I didn't realize how much Bob Nightengale's latest reports of White Sox palace intrigue played a part in my Sunday morning routine until I opened Twitter yesterday and didn't see anything to speak of.
Had the firing of Pedro Grifol -- and Chris Getz's pretty thorough description of what kind of candidate the next manager might be, and when they would seek him out -- really quieted the dialogue around a team that's chasing the worst record in modern MLB history?
Probably not. Nightengale just happened to take the weekend off.
That said, the White Sox could use a break from national scrutiny. With the firing of Grifol coming only a couple days after the Sox ended their 21-game losing streak, plenty was written about the miserable circumstances enveloping all optimism on the South Side. What follows is a sample.
Spare Parts
I've run into the problem that Chelsea Janes articulates, where I think I'm being too hard on a particular individual until I realize there's no way to make it nicer without spinning into the core of the earth:
“Any time you win, it’s great. Any time you win when you lose 21 in a row, it feels even better,” White Sox Manager Pedro Grifol told reporters after the game. “I’m proud of these guys. They just keep coming to the ballpark every day to play hard. They care.”
If “coming to the ballpark every day” and “caring” feel like the bare minimum, rather than cause for praise, such is the reality of this White Sox season, which has been so abysmal that the facts read like insults.
There's a running joke among Northeast Twitter that the provincial nature of the Boston media aggressively recenters every national story by jamming it into a local frame, which I was reminded of when Andrew Benintendi became the player point man for Peter Abraham:
There’s no reason to feel sorry for Andrew Benintendi, who has a World Series ring and a $75 million contract. But the same player who once had a game-saving catch in the 2018 ALCS for the Red Sox looked almost embarrassed to catch the final out of the streak-breaking victory Tuesday.

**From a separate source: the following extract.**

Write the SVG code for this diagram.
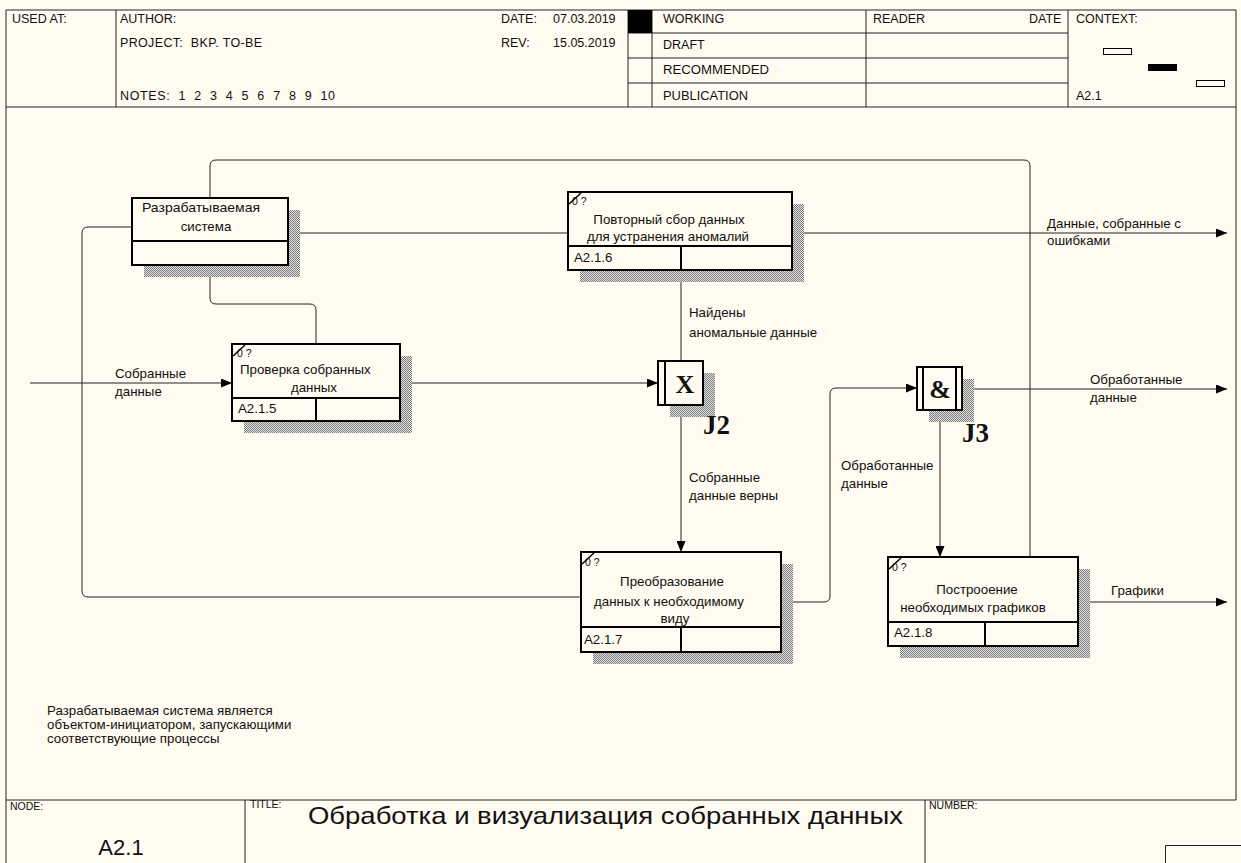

“We won a game, nothing more than that,” Benintendi said with his usual reserve. “A win’s a win. We’re all excited obviously, but this is no different than any other win.”
Well, except that the previous win was 26 days before.
If the White Sox do make history as the worst team in modern MLB history, White Sox fans who are still alive in 2087 can look forward to cantankerous quotes like the one Tyler Kepner got from the 1961 Phillies, who still hold the record for consecutive losses with 23:
Another pitcher from those Phillies, 95-year-old Don Ferrarese, used that same word — terrible — to describe the 1961 team. Its final record was 47-107, still the worst for the Phillies since World War II.
“We weren’t worth a (damn),” Ferrarese said. “It was a horrible team. We couldn’t hit and we couldn’t pitch. I led the team in earned run average at 3-something, and everybody else was 4 or more. And batting-wise, I don’t know what the team average was, but I know they couldn’t hit. Pancho Herrera was our cleanup guy, and I think I could hit better than he could. It was a terrible deal.”
Paul Sullivan isn't the first to point out that Jerry Reinsdorf quashes all enthusiasm about another rebuild because he'll invariably screw it up in one way or another, but he provides a lot of color with regards to Tony La Russa's ominpresence:
How many teams would allow a former manager who presided over the bitter end of a once-promising rebuild to return and hang around the clubhouse as a consultant, going on road trips and hovering over the manager at the batting cage to offer free “advice” while in street clothes?
The Sox pretend this is just a normal business practice. One friend of Reinsdorf said the chairman was only helping an elderly friend stay occupied in his golden years after a health scare that forced La Russa from the dugout in 2022. Swell guy! [...]
Nothing will change for Sox fans until Reinsdorf and his old boys system are gone. If a La Russa-Schumaker tandem is in place next spring training, it’s going to be business as usual. Don’t say you weren’t warned.
If I were the fan who wrecked his leg on the warning track at Guaranteed Rate Field after an ill-advised jump onto the field, I probably wouldn't want to watch the video where fans call me a "loser" while being carted off in obvious pain, but doing so could change my life for the better.
Sam Blum's story about the White Sox's nosedive featured exclusive quotes from Pedro Grifol, and it was published the day Grifol was fired. It really captured a manager on the brink of extinction:
When asked if he felt the talent in his clubhouse was better than the team’s record, Grifol said, “I’m not going to answer that question. What’s behind that question?” [...]
The rest of the season is now a race to avoid infamy, one that has become a national storyline, though the beleaguered manager seems taken aback by the scrutiny.
“This is a close-knit group,” Grifol said. “Here, you come from the outside, and nobody knows you.”
Burger went on to hit his 12th homer in his 23rd second-half game on Sunday, which is how he's managed to drag his 2024 line (.251/.299/.469) within reach of his breakout 2023 season (.250/.309/.518) despite an absolutely dreadful start. This is unrelated to the White Sox's current crisis, but also, it isn't.